DATASET EXCERPT -
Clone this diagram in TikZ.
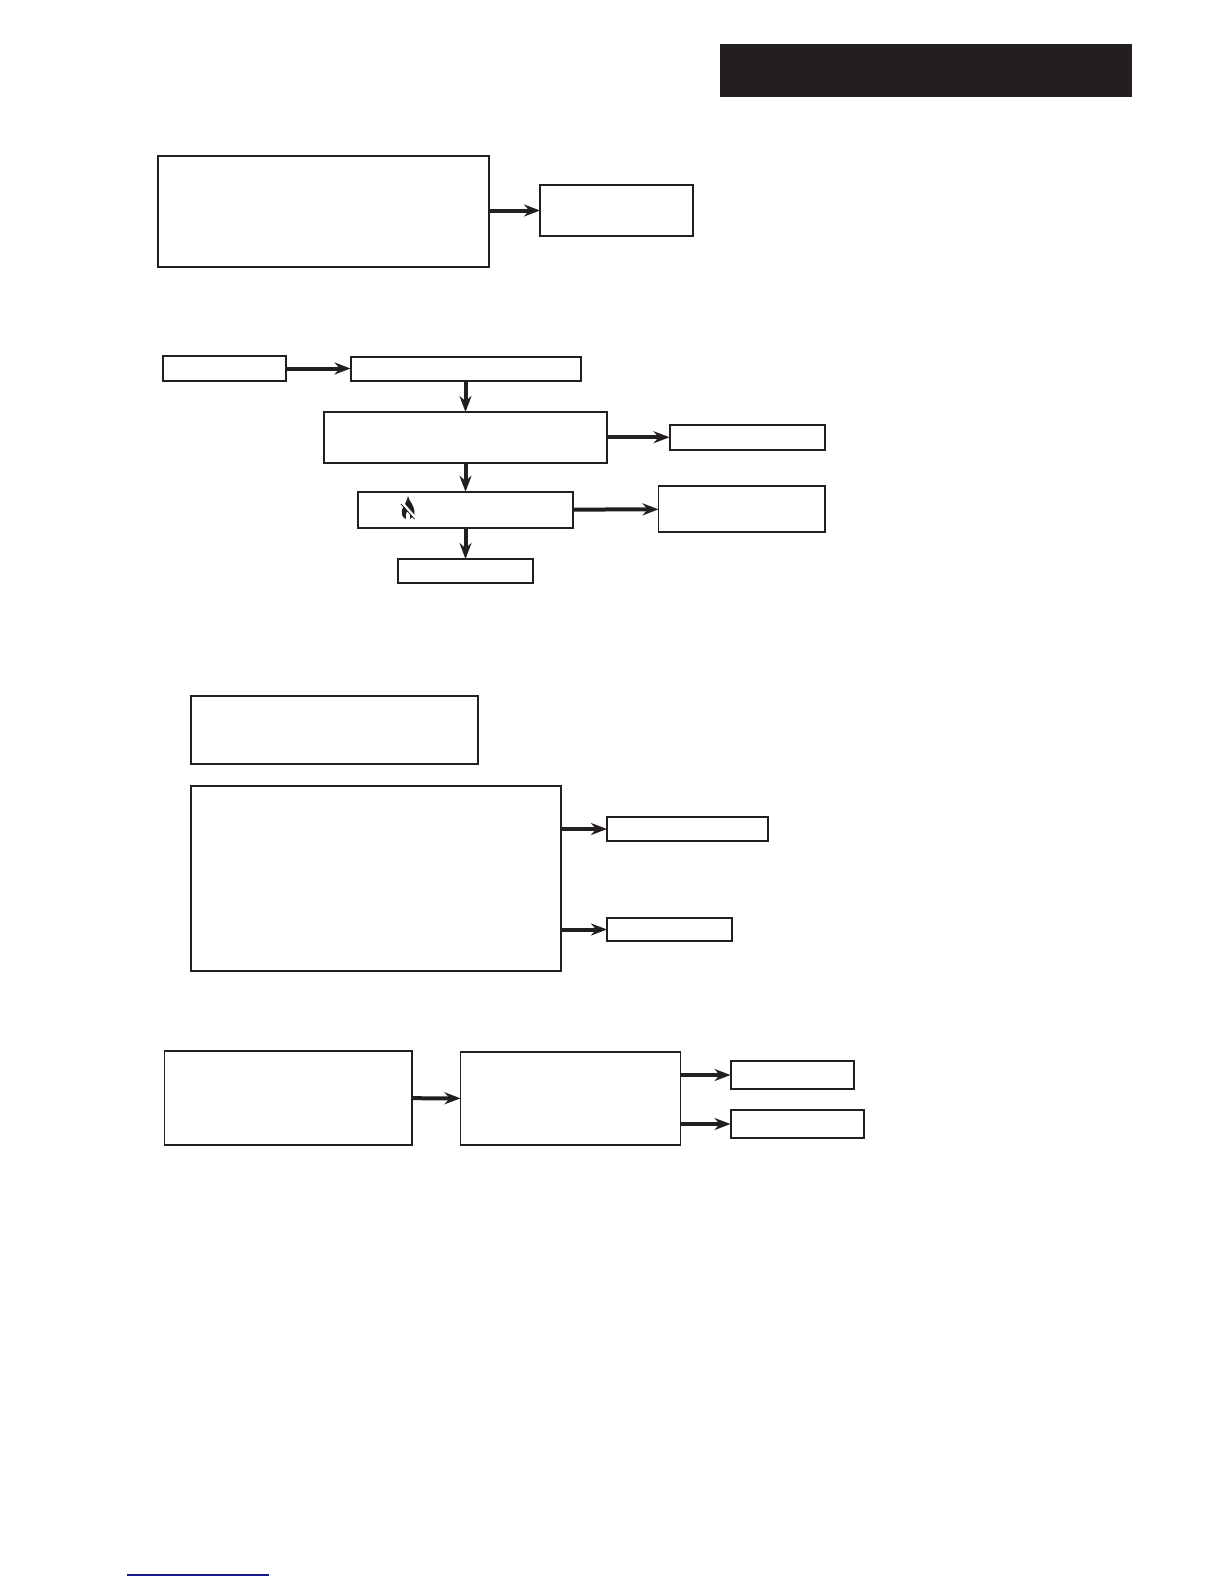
\documentclass[tikz,border=0pt]{standalone}
\usetikzlibrary{arrows.meta}
\definecolor{inkk}{HTML}{231F20}
\definecolor{linkblue}{HTML}{1A1A8C}
\tikzset{
	box/.style={draw=inkk,line width=1pt,inner sep=0pt,outer sep=0pt},
	arr/.style={draw=inkk,line width=2pt,-{Stealth[length=8pt,width=6pt]}},
}
\begin{document}
\begin{tikzpicture}[x=0.5pt,y=-0.5pt]
	\useasboundingbox (0,0) rectangle (1224,1584);
	\fill[inkk] (720,44) rectangle (1132,97);
	% first group
	\node[box,minimum width=165.75pt,minimum height=55.5pt] (heat) at (323.25,211) {};
	\node[box,line width=0.8pt,minimum width=76.5pt,minimum height=25.5pt] (heatout) at (616.5,210.5) {};
	\draw[arr] (heat.east |- heatout.west)--(heatout.west);
	% second group
	\node[box,minimum width=61.5pt,minimum height=12.5pt] (start) at (224.25,368.5) {};
	\node[box,minimum width=115pt,minimum height=12pt] (fan) at (465.5,368.5) {};
	\node[box,minimum width=141.5pt,minimum height=25.25pt] (ign) at (465.5,437.25) {};
	\node[box,minimum width=77.75pt,minimum height=12.25pt] (ignout) at (747.25,437.25) {};
	\node[box,minimum width=107.75pt,minimum height=18.25pt] (flame) at (465.5,510) {};
	\node[box,line width=0.8pt,minimum width=83.25pt,minimum height=23pt] (flameout) at (741.75,509) {};
	\node[box,minimum width=67.5pt,minimum height=12pt] (run) at (465.5,571) {};
	\draw[arr] (start)--(fan);
	\draw[arr] (fan)--(ign);
	\draw[arr] (ign)--(ignout);
	\draw[arr] (ign)--(flame);
	\draw[arr] (flame)--(flameout);
	\draw[arr] (flame)--(run);
	% flame symbol
	\fill[inkk] (408,496) .. controls (409,501) and (414,505) .. (414.5,511) .. controls (415,515) and (413,518) .. (410,519) .. controls (411,515) and (409,511) .. (408,509) .. controls (407,512) and (405,514) .. (406,519) .. controls (403,518) and (401,515) .. (402,510) .. controls (403,506) and (407,502) .. (408,496)--cycle;
	\draw[white,line width=1.2pt] (402,502.5)--(415,517.5);
	\draw[inkk,line width=0.4pt] (401,504)--(414.5,519);
	% third group
	\node[box,minimum width=143.5pt,minimum height=33.75pt] (hold) at (334.25,729.75) {};
	\node[box,minimum width=184.75pt,minimum height=92.5pt] (fault) at (375.75,878) {};
	\node[box,minimum width=80.25pt,minimum height=12pt] (faulta) at (687.25,829) {};
	\node[box,minimum width=62.5pt,minimum height=11.5pt] (faultb) at (669.5,929.5) {};
	\draw[arr] (fault.east |- faulta.west)--(faulta.west);
	\draw[arr] (fault.east |- faultb.west)--(faultb.west);
	% fourth group
	\node[box,line width=0.8pt,minimum width=123.75pt,minimum height=47pt] (cool) at (288.25,1098) {};
	\node[box,line width=0.8pt,minimum width=110pt,minimum height=46.5pt] (stopp) at (570.5,1098.5) {};
	\node[box,minimum width=61.75pt,minimum height=14pt] (stopa) at (792.25,1075) {};
	\node[box,minimum width=66.75pt,minimum height=14pt] (stopb) at (797.25,1124) {};
	\draw[arr] (cool)--(stopp);
	\draw[arr] (stopp.east |- stopa.west)--(stopa.west);
	\draw[arr] (stopp.east |- stopb.west)--(stopb.west);
	% footer rule
	\draw[linkblue,line width=0.7pt] (127,1575)--(269,1575);
\end{tikzpicture}
\end{document}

WHAT YOU ARE ASKED TO DO - Return each line exactly as written. Any picture gets left out.

SOLUTION -
Clone this diagram in TikZ.
\documentclass[tikz,border=0pt]{standalone}
\usetikzlibrary{arrows.meta}
\definecolor{inkk}{HTML}{231F20}
\definecolor{linkblue}{HTML}{1A1A8C}
\tikzset{
	box/.style={draw=inkk,line width=1pt,inner sep=0pt,outer sep=0pt},
	arr/.style={draw=inkk,line width=2pt,-{Stealth[length=8pt,width=6pt]}},
}
\begin{document}
\begin{tikzpicture}[x=0.5pt,y=-0.5pt]
	\useasboundingbox (0,0) rectangle (1224,1584);
	\fill[inkk] (720,44) rectangle (1132,97);
	% first group
	\node[box,minimum width=165.75pt,minimum height=55.5pt] (heat) at (323.25,211) {};
	\node[box,line width=0.8pt,minimum width=76.5pt,minimum height=25.5pt] (heatout) at (616.5,210.5) {};
	\draw[arr] (heat.east |- heatout.west)--(heatout.west);
	% second group
	\node[box,minimum width=61.5pt,minimum height=12.5pt] (start) at (224.25,368.5) {};
	\node[box,minimum width=115pt,minimum height=12pt] (fan) at (465.5,368.5) {};
	\node[box,minimum width=141.5pt,minimum height=25.25pt] (ign) at (465.5,437.25) {};
	\node[box,minimum width=77.75pt,minimum height=12.25pt] (ignout) at (747.25,437.25) {};
	\node[box,minimum width=107.75pt,minimum height=18.25pt] (flame) at (465.5,510) {};
	\node[box,line width=0.8pt,minimum width=83.25pt,minimum height=23pt] (flameout) at (741.75,509) {};
	\node[box,minimum width=67.5pt,minimum height=12pt] (run) at (465.5,571) {};
	\draw[arr] (start)--(fan);
	\draw[arr] (fan)--(ign);
	\draw[arr] (ign)--(ignout);
	\draw[arr] (ign)--(flame);
	\draw[arr] (flame)--(flameout);
	\draw[arr] (flame)--(run);
	% flame symbol
	\fill[inkk] (408,496) .. controls (409,501) and (414,505) .. (414.5,511) .. controls (415,515) and (413,518) .. (410,519) .. controls (411,515) and (409,511) .. (408,509) .. controls (407,512) and (405,514) .. (406,519) .. controls (403,518) and (401,515) .. (402,510) .. controls (403,506) and (407,502) .. (408,496)--cycle;
	\draw[white,line width=1.2pt] (402,502.5)--(415,517.5);
	\draw[inkk,line width=0.4pt] (401,504)--(414.5,519);
	% third group
	\node[box,minimum width=143.5pt,minimum height=33.75pt] (hold) at (334.25,729.75) {};
	\node[box,minimum width=184.75pt,minimum height=92.5pt] (fault) at (375.75,878) {};
	\node[box,minimum width=80.25pt,minimum height=12pt] (faulta) at (687.25,829) {};
	\node[box,minimum width=62.5pt,minimum height=11.5pt] (faultb) at (669.5,929.5) {};
	\draw[arr] (fault.east |- faulta.west)--(faulta.west);
	\draw[arr] (fault.east |- faultb.west)--(faultb.west);
	% fourth group
	\node[box,line width=0.8pt,minimum width=123.75pt,minimum height=47pt] (cool) at (288.25,1098) {};
	\node[box,line width=0.8pt,minimum width=110pt,minimum height=46.5pt] (stopp) at (570.5,1098.5) {};
	\node[box,minimum width=61.75pt,minimum height=14pt] (stopa) at (792.25,1075) {};
	\node[box,minimum width=66.75pt,minimum height=14pt] (stopb) at (797.25,1124) {};
	\draw[arr] (cool)--(stopp);
	\draw[arr] (stopp.east |- stopa.west)--(stopa.west);
	\draw[arr] (stopp.east |- stopb.west)--(stopb.west);
	% footer rule
	\draw[linkblue,line width=0.7pt] (127,1575)--(269,1575);
\end{tikzpicture}
\end{document}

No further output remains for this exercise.